::: Information provided :::
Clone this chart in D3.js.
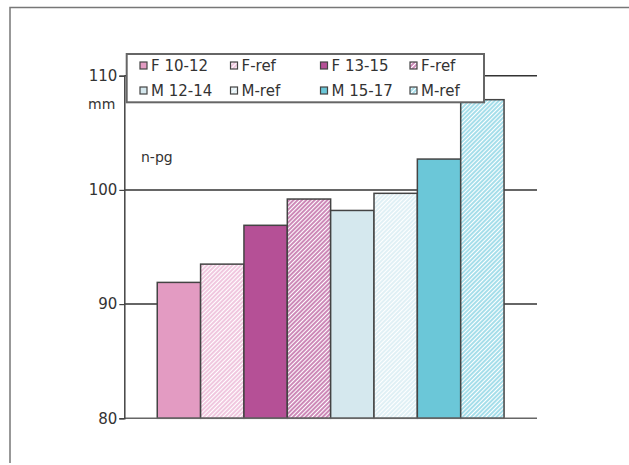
<!DOCTYPE html>
<html lang="en">
<head>
    <meta charset="UTF-8">
    <title>n-pg bar chart</title>
    <script src="https://d3js.org/d3.v7.min.js"></script>
    <style>
        body {
            margin: 0;
            background: #fff;
            font-family: "DejaVu Sans", sans-serif;
        }
        svg text {
            fill: #333;
        }
    </style>
</head>
<body>
<script>
    // data
    const labels = ["F 10-12", "F-ref", "F 13-15", "F-ref", "M 12-14", "M-ref", "M 15-17", "M-ref"];
    const values = [91.9, 93.5, 96.9, 99.2, 98.2, 99.7, 102.7, 107.9];
    const yTicks = [80, 90, 100, 110];
    const gridLines = [90, 100, 110];

    const width = 629, height = 465;

    // fill style per bar: solid colour or hatch colour
    const fills = [
        { solid: "#e39bc2" },
        { hatch: "#eab0d2" },
        { solid: "#b55096" },
        { hatch: "#b8579a" },
        { solid: "#d5e8ee" },
        { hatch: "#d3eaf1" },
        { solid: "#6bc7d8" },
        { hatch: "#7fd0e2" }
    ];

    const svg = d3.select("body").append("svg")
        .attr("width", width)
        .attr("height", height);

    const defs = svg.append("defs");
    fills.forEach((f, i) => {
        if (!f.hatch) return;
        const p = defs.append("pattern")
            .attr("id", "hatch" + i)
            .attr("patternUnits", "userSpaceOnUse")
            .attr("width", 3)
            .attr("height", 3)
            .attr("patternTransform", "rotate(45)");
        p.append("rect").attr("width", 3).attr("height", 3).attr("fill", "#fff");
        p.append("line")
            .attr("x1", 1).attr("x2", 1)
            .attr("y1", 0).attr("y2", 3)
            .attr("stroke", f.hatch)
            .attr("stroke-width", 1.4);
    });
    const fillOf = i => fills[i].solid || `url(#hatch${i})`;

    // outer frame
    svg.append("path")
        .attr("d", `M10,463 V7.5 H${width}`)
        .attr("fill", "none")
        .attr("stroke", "#777")
        .attr("stroke-width", 1.5);

    const left = 124.3, right = 537;
    const y = d3.scaleLinear().domain([80, 110]).range([418.3, 75.7]);
    const x = d3.scaleBand()
        .domain(d3.range(labels.length))
        .range([left, right])
        .paddingInner(0)
        .paddingOuter(0.76);

    // horizontal lines behind bars
    svg.append("g").selectAll("line")
        .data(gridLines)
        .enter().append("line")
        .attr("x1", left).attr("x2", right)
        .attr("y1", d => y(d)).attr("y2", d => y(d))
        .attr("stroke", "#333")
        .attr("stroke-width", 1.5);

    // bars
    svg.append("g").selectAll("rect")
        .data(values)
        .enter().append("rect")
        .attr("x", (d, i) => x(i))
        .attr("y", d => y(d))
        .attr("width", x.bandwidth())
        .attr("height", d => y(80) - y(d))
        .attr("fill", (d, i) => fillOf(i))
        .attr("stroke", "#444")
        .attr("stroke-width", 1.5);

    // baseline
    svg.append("line")
        .attr("x1", left).attr("x2", right)
        .attr("y1", y(80)).attr("y2", y(80))
        .attr("stroke", "#666")
        .attr("stroke-width", 1.5);

    // y axis
    const axis = svg.append("g")
        .attr("transform", `translate(${left},0)`)
        .call(d3.axisLeft(y).tickValues(yTicks).tickSize(5).tickPadding(2));
    axis.select(".domain").attr("stroke", "#444").attr("stroke-width", 1.5);
    axis.selectAll(".tick line").attr("stroke", "#444").attr("stroke-width", 1.2);
    axis.selectAll(".tick text")
        .attr("font-family", "DejaVu Sans")
        .attr("font-size", 15)
        .attr("fill", "#333");

    svg.append("text")
        .attr("x", 88).attr("y", 109)
        .attr("font-size", 14)
        .text("mm");

    svg.append("text")
        .attr("x", 141).attr("y", 162)
        .attr("font-size", 14)
        .text("n-pg");

    // legend
    const legend = svg.append("g");
    legend.append("rect")
        .attr("x", 126.7).attr("y", 54)
        .attr("width", 357.3).attr("height", 48.3)
        .attr("fill", "#fff")
        .attr("stroke", "#666")
        .attr("stroke-width", 2);

    const colX = [140, 230.5, 320.5, 410];
    const rowY = [65.5, 90.5];
    const item = legend.selectAll("g.item")
        .data(labels)
        .enter().append("g")
        .attr("class", "item")
        .attr("transform", (d, i) => `translate(${colX[i % 4]},${rowY[Math.floor(i / 4)]})`);
    item.append("rect")
        .attr("x", 0).attr("y", -3.5)
        .attr("width", 7).attr("height", 7)
        .attr("fill", (d, i) => fillOf(i))
        .attr("stroke", "#444")
        .attr("stroke-width", 1.2);
    item.append("text")
        .attr("x", 11)
        .attr("dy", "0.36em")
        .attr("font-size", 15)
        .text(d => d);
</script>
</body>
</html>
:::
(Given task): Copy exactly the lines running from the beginning of the listing through the line that has "const width = 629, height = 465;". Drop the pictures.

(Solution to this task):
Clone this chart in D3.js.
<!DOCTYPE html>
<html lang="en">
<head>
    <meta charset="UTF-8">
    <title>n-pg bar chart</title>
    <script src="https://d3js.org/d3.v7.min.js"></script>
    <style>
        body {
            margin: 0;
            background: #fff;
            font-family: "DejaVu Sans", sans-serif;
        }
        svg text {
            fill: #333;
        }
    </style>
</head>
<body>
<script>
    // data
    const labels = ["F 10-12", "F-ref", "F 13-15", "F-ref", "M 12-14", "M-ref", "M 15-17", "M-ref"];
    const values = [91.9, 93.5, 96.9, 99.2, 98.2, 99.7, 102.7, 107.9];
    const yTicks = [80, 90, 100, 110];
    const gridLines = [90, 100, 110];

    const width = 629, height = 465;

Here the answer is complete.